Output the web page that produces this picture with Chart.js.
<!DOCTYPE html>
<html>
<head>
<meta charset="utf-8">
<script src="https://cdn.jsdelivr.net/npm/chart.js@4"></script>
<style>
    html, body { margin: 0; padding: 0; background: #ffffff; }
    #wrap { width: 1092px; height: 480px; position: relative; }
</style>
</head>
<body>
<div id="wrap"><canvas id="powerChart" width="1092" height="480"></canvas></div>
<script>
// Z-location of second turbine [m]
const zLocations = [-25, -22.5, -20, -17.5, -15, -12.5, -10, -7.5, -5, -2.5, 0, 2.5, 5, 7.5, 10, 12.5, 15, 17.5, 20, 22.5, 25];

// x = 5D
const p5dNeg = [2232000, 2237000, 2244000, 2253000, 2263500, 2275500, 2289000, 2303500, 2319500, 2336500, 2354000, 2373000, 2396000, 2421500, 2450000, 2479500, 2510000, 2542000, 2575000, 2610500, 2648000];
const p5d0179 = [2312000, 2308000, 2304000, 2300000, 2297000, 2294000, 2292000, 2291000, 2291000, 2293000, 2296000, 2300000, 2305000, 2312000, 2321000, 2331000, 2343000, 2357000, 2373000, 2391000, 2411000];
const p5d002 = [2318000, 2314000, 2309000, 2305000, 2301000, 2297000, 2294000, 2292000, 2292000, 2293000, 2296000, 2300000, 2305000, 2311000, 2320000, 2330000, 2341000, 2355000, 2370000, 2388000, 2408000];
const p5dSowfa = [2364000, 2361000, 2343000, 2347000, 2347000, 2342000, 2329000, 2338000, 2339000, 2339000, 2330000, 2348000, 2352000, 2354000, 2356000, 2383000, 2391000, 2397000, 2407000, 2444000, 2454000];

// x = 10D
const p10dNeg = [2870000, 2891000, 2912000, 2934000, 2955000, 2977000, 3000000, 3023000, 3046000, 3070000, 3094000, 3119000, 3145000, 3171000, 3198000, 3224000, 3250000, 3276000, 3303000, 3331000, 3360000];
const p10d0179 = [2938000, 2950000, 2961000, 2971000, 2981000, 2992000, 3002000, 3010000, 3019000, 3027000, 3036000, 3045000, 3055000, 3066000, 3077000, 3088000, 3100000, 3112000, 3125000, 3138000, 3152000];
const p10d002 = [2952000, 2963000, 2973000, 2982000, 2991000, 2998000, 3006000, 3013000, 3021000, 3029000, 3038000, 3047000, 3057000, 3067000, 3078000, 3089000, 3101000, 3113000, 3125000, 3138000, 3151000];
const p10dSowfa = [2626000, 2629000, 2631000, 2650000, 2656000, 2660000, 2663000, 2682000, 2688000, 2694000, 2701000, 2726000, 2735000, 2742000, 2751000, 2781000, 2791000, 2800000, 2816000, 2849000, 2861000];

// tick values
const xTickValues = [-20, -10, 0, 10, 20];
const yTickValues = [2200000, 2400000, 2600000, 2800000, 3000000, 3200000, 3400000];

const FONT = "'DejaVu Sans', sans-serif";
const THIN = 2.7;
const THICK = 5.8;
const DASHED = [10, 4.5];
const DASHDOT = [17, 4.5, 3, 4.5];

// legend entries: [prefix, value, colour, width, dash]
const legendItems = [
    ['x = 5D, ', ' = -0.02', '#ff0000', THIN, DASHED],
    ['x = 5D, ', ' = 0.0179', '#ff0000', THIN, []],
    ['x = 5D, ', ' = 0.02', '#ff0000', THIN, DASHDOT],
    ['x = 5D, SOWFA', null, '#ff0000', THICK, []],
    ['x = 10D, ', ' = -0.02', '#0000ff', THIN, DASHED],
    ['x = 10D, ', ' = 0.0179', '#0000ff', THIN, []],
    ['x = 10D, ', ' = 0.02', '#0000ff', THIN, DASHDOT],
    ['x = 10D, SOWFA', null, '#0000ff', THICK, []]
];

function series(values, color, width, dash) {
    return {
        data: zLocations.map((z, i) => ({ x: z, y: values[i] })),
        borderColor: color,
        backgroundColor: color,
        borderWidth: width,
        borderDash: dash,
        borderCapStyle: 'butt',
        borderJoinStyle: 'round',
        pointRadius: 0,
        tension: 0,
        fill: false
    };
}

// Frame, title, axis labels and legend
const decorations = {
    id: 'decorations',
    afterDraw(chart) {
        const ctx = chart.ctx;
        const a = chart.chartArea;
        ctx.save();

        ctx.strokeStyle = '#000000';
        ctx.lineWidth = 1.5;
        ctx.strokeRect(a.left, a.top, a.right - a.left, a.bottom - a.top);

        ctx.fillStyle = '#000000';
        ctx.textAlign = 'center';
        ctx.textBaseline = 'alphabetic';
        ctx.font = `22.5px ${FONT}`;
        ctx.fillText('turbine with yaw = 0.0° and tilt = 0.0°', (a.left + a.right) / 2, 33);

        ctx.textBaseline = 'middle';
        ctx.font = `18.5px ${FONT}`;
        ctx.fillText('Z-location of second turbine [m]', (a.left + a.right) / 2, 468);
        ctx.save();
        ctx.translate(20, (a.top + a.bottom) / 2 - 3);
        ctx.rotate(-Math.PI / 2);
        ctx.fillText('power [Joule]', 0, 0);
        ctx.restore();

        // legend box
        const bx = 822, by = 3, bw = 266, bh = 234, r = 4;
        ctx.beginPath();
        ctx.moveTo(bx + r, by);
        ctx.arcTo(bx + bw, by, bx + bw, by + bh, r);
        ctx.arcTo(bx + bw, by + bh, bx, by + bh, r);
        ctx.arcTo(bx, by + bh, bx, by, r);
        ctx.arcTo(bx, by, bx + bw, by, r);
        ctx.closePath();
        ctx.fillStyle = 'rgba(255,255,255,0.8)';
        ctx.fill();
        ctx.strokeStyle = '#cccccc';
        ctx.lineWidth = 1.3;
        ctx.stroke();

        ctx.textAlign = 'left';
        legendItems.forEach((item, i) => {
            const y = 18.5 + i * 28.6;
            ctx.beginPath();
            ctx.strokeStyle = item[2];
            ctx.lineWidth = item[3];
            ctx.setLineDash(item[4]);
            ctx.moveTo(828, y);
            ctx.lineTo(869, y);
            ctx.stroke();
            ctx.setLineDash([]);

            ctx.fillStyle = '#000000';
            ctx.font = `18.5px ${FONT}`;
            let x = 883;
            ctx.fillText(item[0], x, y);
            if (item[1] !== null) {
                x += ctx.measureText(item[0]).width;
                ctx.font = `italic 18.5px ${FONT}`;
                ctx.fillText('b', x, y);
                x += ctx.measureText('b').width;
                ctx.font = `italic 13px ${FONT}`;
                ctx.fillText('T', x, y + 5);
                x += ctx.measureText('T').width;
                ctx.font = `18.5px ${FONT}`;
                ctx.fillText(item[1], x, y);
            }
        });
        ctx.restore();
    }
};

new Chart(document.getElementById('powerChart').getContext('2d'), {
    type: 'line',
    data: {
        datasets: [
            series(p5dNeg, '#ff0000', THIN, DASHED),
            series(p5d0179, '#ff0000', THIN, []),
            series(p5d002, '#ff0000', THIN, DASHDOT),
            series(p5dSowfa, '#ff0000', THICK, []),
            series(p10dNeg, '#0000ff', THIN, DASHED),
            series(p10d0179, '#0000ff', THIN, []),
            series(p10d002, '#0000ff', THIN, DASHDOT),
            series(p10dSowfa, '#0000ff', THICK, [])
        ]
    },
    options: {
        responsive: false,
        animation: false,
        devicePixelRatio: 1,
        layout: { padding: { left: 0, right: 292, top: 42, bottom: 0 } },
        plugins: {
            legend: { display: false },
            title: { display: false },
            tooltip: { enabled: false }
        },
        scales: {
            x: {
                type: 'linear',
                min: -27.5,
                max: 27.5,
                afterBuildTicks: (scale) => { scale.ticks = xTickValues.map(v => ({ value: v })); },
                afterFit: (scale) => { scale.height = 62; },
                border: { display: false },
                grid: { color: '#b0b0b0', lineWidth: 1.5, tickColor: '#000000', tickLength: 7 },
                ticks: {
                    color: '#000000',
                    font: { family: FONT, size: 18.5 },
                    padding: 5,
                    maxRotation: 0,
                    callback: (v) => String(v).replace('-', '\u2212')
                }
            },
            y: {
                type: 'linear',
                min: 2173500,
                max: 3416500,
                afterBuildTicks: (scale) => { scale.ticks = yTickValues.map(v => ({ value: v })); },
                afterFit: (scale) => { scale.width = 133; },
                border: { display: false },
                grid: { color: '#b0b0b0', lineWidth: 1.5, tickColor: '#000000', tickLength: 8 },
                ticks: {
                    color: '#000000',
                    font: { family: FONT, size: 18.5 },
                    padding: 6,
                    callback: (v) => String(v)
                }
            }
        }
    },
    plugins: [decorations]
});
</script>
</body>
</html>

---

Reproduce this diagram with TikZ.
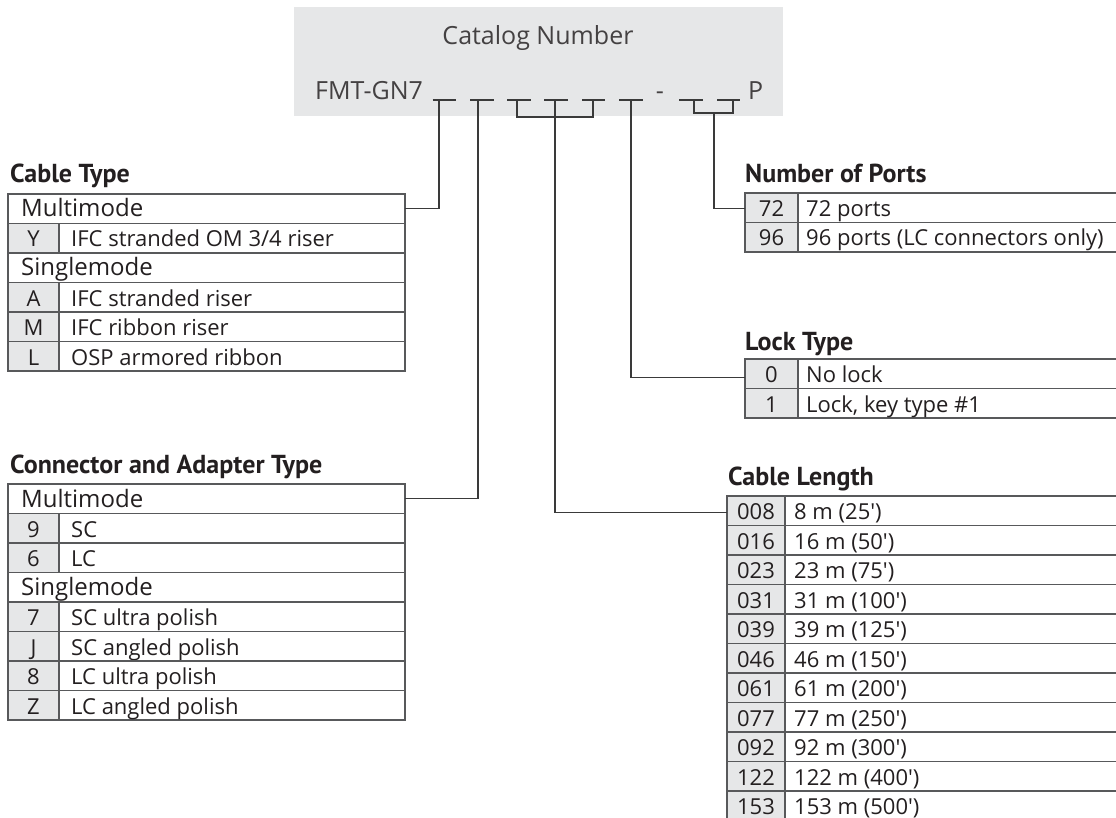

_Job_: Reproduce exactly the lines from the line with "Output the web" to the line with "2407000, 2444000, 2454000];", both end lines included.

_Answer to this exercise_:
Output the web page that produces this picture with Chart.js.
<!DOCTYPE html>
<html>
<head>
<meta charset="utf-8">
<script src="https://cdn.jsdelivr.net/npm/chart.js@4"></script>
<style>
    html, body { margin: 0; padding: 0; background: #ffffff; }
    #wrap { width: 1092px; height: 480px; position: relative; }
</style>
</head>
<body>
<div id="wrap"><canvas id="powerChart" width="1092" height="480"></canvas></div>
<script>
// Z-location of second turbine [m]
const zLocations = [-25, -22.5, -20, -17.5, -15, -12.5, -10, -7.5, -5, -2.5, 0, 2.5, 5, 7.5, 10, 12.5, 15, 17.5, 20, 22.5, 25];

// x = 5D
const p5dNeg = [2232000, 2237000, 2244000, 2253000, 2263500, 2275500, 2289000, 2303500, 2319500, 2336500, 2354000, 2373000, 2396000, 2421500, 2450000, 2479500, 2510000, 2542000, 2575000, 2610500, 2648000];
const p5d0179 = [2312000, 2308000, 2304000, 2300000, 2297000, 2294000, 2292000, 2291000, 2291000, 2293000, 2296000, 2300000, 2305000, 2312000, 2321000, 2331000, 2343000, 2357000, 2373000, 2391000, 2411000];
const p5d002 = [2318000, 2314000, 2309000, 2305000, 2301000, 2297000, 2294000, 2292000, 2292000, 2293000, 2296000, 2300000, 2305000, 2311000, 2320000, 2330000, 2341000, 2355000, 2370000, 2388000, 2408000];
const p5dSowfa = [2364000, 2361000, 2343000, 2347000, 2347000, 2342000, 2329000, 2338000, 2339000, 2339000, 2330000, 2348000, 2352000, 2354000, 2356000, 2383000, 2391000, 2397000, 2407000, 2444000, 2454000];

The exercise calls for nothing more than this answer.